--- START Input data ---
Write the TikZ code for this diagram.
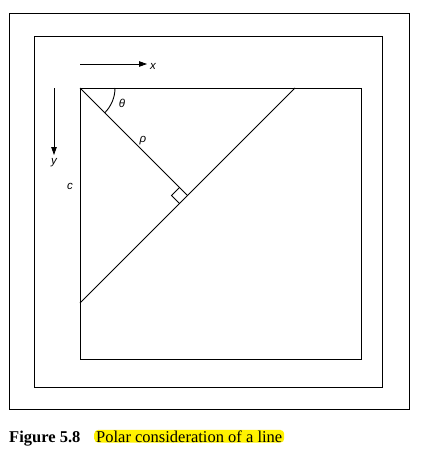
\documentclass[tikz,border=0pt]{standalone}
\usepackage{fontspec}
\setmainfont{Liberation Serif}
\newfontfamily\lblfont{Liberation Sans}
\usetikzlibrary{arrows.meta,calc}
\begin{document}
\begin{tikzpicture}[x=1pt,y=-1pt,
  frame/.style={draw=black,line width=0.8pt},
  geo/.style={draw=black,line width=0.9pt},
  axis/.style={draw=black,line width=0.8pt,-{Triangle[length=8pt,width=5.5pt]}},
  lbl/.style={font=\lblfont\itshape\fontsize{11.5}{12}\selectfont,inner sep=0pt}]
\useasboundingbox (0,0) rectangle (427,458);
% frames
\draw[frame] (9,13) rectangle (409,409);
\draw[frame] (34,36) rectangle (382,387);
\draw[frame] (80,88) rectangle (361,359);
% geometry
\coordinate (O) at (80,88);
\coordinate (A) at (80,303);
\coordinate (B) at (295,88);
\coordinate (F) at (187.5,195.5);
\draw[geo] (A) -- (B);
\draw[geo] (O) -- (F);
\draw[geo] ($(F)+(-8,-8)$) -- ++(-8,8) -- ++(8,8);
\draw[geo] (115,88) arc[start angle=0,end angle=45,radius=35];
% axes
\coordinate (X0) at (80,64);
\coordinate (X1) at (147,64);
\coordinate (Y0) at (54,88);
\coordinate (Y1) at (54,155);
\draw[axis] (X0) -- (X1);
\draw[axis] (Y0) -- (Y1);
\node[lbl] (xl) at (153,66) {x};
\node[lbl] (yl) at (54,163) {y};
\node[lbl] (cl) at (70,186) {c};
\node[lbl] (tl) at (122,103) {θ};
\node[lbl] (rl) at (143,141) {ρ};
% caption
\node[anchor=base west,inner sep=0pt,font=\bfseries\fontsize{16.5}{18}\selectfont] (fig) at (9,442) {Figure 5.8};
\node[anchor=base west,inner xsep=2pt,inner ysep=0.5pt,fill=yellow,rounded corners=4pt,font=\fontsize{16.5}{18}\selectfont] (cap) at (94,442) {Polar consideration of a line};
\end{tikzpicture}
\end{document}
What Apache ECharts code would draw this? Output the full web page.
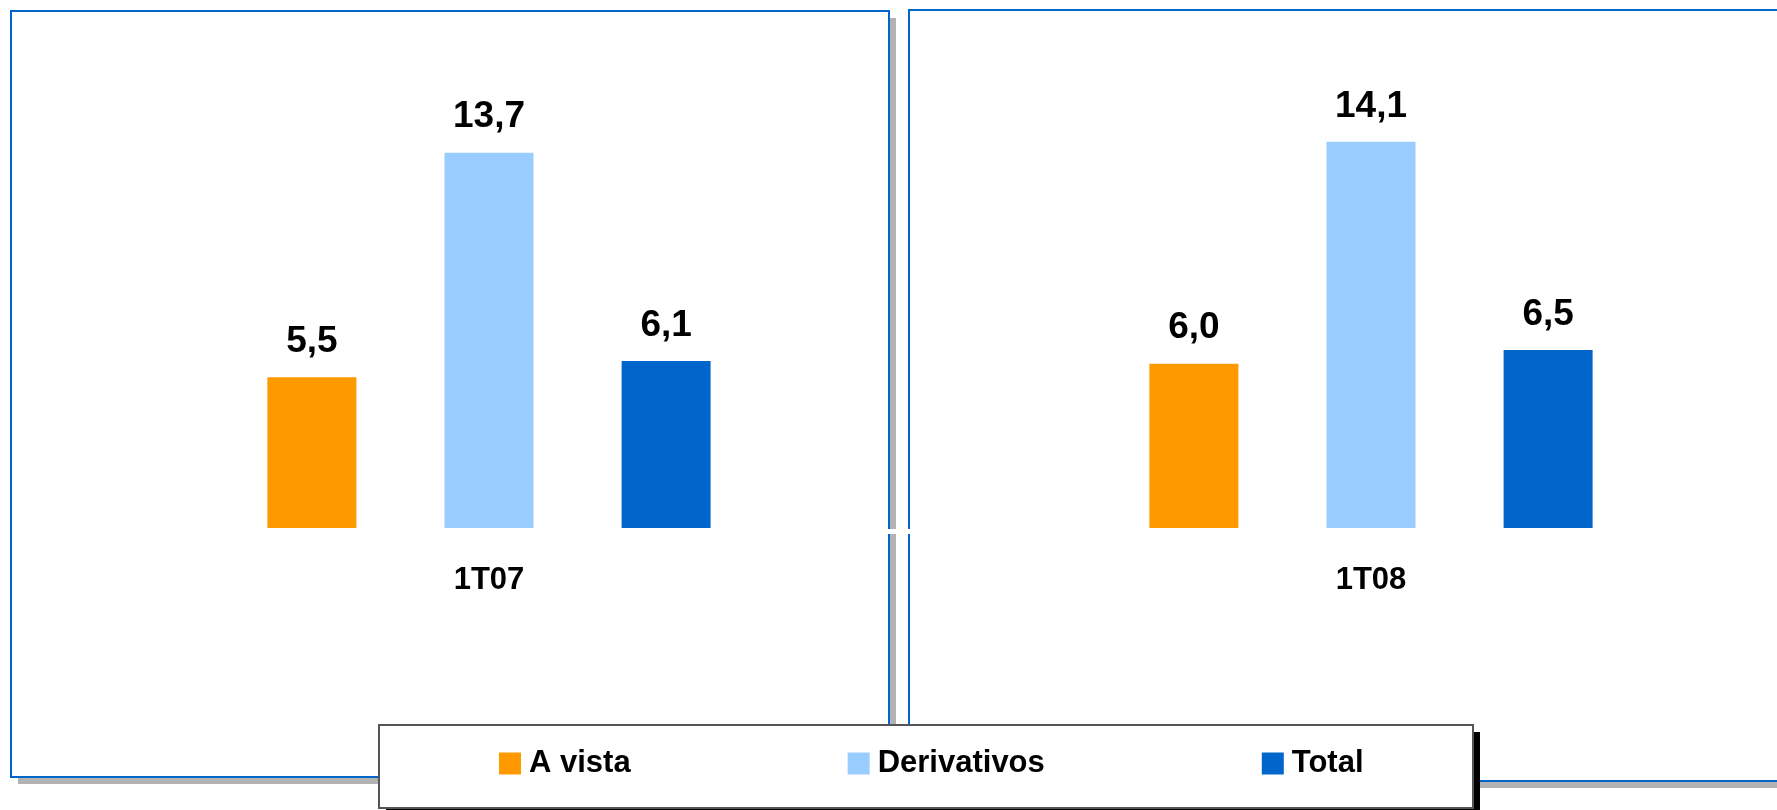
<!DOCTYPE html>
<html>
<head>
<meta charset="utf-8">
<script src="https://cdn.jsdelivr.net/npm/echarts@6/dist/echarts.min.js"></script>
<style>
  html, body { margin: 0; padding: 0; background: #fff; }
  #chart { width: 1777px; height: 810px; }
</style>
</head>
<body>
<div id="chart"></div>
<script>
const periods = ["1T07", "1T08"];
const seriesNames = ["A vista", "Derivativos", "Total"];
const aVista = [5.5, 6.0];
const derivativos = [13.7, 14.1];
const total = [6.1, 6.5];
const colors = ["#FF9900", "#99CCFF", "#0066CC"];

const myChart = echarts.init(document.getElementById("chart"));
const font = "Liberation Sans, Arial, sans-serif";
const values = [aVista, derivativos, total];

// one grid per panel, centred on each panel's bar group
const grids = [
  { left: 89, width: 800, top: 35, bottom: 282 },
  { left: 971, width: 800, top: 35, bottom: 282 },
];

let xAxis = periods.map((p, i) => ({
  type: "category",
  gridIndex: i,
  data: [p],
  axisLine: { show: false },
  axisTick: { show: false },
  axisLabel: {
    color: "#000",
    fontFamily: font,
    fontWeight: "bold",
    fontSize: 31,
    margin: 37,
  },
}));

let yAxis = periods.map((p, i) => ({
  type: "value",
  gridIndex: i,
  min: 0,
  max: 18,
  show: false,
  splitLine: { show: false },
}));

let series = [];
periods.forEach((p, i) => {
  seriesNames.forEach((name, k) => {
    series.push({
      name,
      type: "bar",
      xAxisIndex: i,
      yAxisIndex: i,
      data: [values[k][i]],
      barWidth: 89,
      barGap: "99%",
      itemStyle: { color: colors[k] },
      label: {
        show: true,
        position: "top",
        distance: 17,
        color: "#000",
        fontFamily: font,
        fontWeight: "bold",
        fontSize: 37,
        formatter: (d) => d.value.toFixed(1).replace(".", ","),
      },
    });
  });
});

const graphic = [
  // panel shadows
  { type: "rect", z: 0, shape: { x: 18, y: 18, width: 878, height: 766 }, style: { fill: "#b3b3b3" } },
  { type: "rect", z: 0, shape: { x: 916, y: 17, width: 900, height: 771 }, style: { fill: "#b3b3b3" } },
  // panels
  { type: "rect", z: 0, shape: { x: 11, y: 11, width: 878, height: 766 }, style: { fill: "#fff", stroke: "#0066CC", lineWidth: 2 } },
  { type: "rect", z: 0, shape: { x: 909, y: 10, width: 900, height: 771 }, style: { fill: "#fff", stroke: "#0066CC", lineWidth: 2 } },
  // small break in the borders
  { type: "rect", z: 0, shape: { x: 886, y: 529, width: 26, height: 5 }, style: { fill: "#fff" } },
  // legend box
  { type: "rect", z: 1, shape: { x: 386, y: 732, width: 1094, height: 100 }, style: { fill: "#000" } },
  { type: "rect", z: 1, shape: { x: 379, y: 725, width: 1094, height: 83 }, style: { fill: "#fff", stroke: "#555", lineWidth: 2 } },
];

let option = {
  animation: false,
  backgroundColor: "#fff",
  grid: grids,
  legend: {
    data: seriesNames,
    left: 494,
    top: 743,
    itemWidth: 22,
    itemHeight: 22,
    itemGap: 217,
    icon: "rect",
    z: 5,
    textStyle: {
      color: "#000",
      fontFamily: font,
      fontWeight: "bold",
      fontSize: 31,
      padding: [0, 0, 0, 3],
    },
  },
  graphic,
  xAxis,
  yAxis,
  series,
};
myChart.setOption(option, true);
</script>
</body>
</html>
--- END Input data ---
> _Your task_
Quote all the records verbatim, dropping any pictures from your copy.

> _Complete answer_
Write the TikZ code for this diagram.
\documentclass[tikz,border=0pt]{standalone}
\usepackage{fontspec}
\setmainfont{Liberation Serif}
\newfontfamily\lblfont{Liberation Sans}
\usetikzlibrary{arrows.meta,calc}
\begin{document}
\begin{tikzpicture}[x=1pt,y=-1pt,
  frame/.style={draw=black,line width=0.8pt},
  geo/.style={draw=black,line width=0.9pt},
  axis/.style={draw=black,line width=0.8pt,-{Triangle[length=8pt,width=5.5pt]}},
  lbl/.style={font=\lblfont\itshape\fontsize{11.5}{12}\selectfont,inner sep=0pt}]
\useasboundingbox (0,0) rectangle (427,458);
% frames
\draw[frame] (9,13) rectangle (409,409);
\draw[frame] (34,36) rectangle (382,387);
\draw[frame] (80,88) rectangle (361,359);
% geometry
\coordinate (O) at (80,88);
\coordinate (A) at (80,303);
\coordinate (B) at (295,88);
\coordinate (F) at (187.5,195.5);
\draw[geo] (A) -- (B);
\draw[geo] (O) -- (F);
\draw[geo] ($(F)+(-8,-8)$) -- ++(-8,8) -- ++(8,8);
\draw[geo] (115,88) arc[start angle=0,end angle=45,radius=35];
% axes
\coordinate (X0) at (80,64);
\coordinate (X1) at (147,64);
\coordinate (Y0) at (54,88);
\coordinate (Y1) at (54,155);
\draw[axis] (X0) -- (X1);
\draw[axis] (Y0) -- (Y1);
\node[lbl] (xl) at (153,66) {x};
\node[lbl] (yl) at (54,163) {y};
\node[lbl] (cl) at (70,186) {c};
\node[lbl] (tl) at (122,103) {θ};
\node[lbl] (rl) at (143,141) {ρ};
% caption
\node[anchor=base west,inner sep=0pt,font=\bfseries\fontsize{16.5}{18}\selectfont] (fig) at (9,442) {Figure 5.8};
\node[anchor=base west,inner xsep=2pt,inner ysep=0.5pt,fill=yellow,rounded corners=4pt,font=\fontsize{16.5}{18}\selectfont] (cap) at (94,442) {Polar consideration of a line};
\end{tikzpicture}
\end{document}
What Apache ECharts code would draw this? Output the full web page.
<!DOCTYPE html>
<html>
<head>
<meta charset="utf-8">
<script src="https://cdn.jsdelivr.net/npm/echarts@6/dist/echarts.min.js"></script>
<style>
  html, body { margin: 0; padding: 0; background: #fff; }
  #chart { width: 1777px; height: 810px; }
</style>
</head>
<body>
<div id="chart"></div>
<script>
const periods = ["1T07", "1T08"];
const seriesNames = ["A vista", "Derivativos", "Total"];
const aVista = [5.5, 6.0];
const derivativos = [13.7, 14.1];
const total = [6.1, 6.5];
const colors = ["#FF9900", "#99CCFF", "#0066CC"];

const myChart = echarts.init(document.getElementById("chart"));
const font = "Liberation Sans, Arial, sans-serif";
const values = [aVista, derivativos, total];

// one grid per panel, centred on each panel's bar group
const grids = [
  { left: 89, width: 800, top: 35, bottom: 282 },
  { left: 971, width: 800, top: 35, bottom: 282 },
];

let xAxis = periods.map((p, i) => ({
  type: "category",
  gridIndex: i,
  data: [p],
  axisLine: { show: false },
  axisTick: { show: false },
  axisLabel: {
    color: "#000",
    fontFamily: font,
    fontWeight: "bold",
    fontSize: 31,
    margin: 37,
  },
}));

let yAxis = periods.map((p, i) => ({
  type: "value",
  gridIndex: i,
  min: 0,
  max: 18,
  show: false,
  splitLine: { show: false },
}));

let series = [];
periods.forEach((p, i) => {
  seriesNames.forEach((name, k) => {
    series.push({
      name,
      type: "bar",
      xAxisIndex: i,
      yAxisIndex: i,
      data: [values[k][i]],
      barWidth: 89,
      barGap: "99%",
      itemStyle: { color: colors[k] },
      label: {
        show: true,
        position: "top",
        distance: 17,
        color: "#000",
        fontFamily: font,
        fontWeight: "bold",
        fontSize: 37,
        formatter: (d) => d.value.toFixed(1).replace(".", ","),
      },
    });
  });
});

const graphic = [
  // panel shadows
  { type: "rect", z: 0, shape: { x: 18, y: 18, width: 878, height: 766 }, style: { fill: "#b3b3b3" } },
  { type: "rect", z: 0, shape: { x: 916, y: 17, width: 900, height: 771 }, style: { fill: "#b3b3b3" } },
  // panels
  { type: "rect", z: 0, shape: { x: 11, y: 11, width: 878, height: 766 }, style: { fill: "#fff", stroke: "#0066CC", lineWidth: 2 } },
  { type: "rect", z: 0, shape: { x: 909, y: 10, width: 900, height: 771 }, style: { fill: "#fff", stroke: "#0066CC", lineWidth: 2 } },
  // small break in the borders
  { type: "rect", z: 0, shape: { x: 886, y: 529, width: 26, height: 5 }, style: { fill: "#fff" } },
  // legend box
  { type: "rect", z: 1, shape: { x: 386, y: 732, width: 1094, height: 100 }, style: { fill: "#000" } },
  { type: "rect", z: 1, shape: { x: 379, y: 725, width: 1094, height: 83 }, style: { fill: "#fff", stroke: "#555", lineWidth: 2 } },
];

let option = {
  animation: false,
  backgroundColor: "#fff",
  grid: grids,
  legend: {
    data: seriesNames,
    left: 494,
    top: 743,
    itemWidth: 22,
    itemHeight: 22,
    itemGap: 217,
    icon: "rect",
    z: 5,
    textStyle: {
      color: "#000",
      fontFamily: font,
      fontWeight: "bold",
      fontSize: 31,
      padding: [0, 0, 0, 3],
    },
  },
  graphic,
  xAxis,
  yAxis,
  series,
};
myChart.setOption(option, true);
</script>
</body>
</html>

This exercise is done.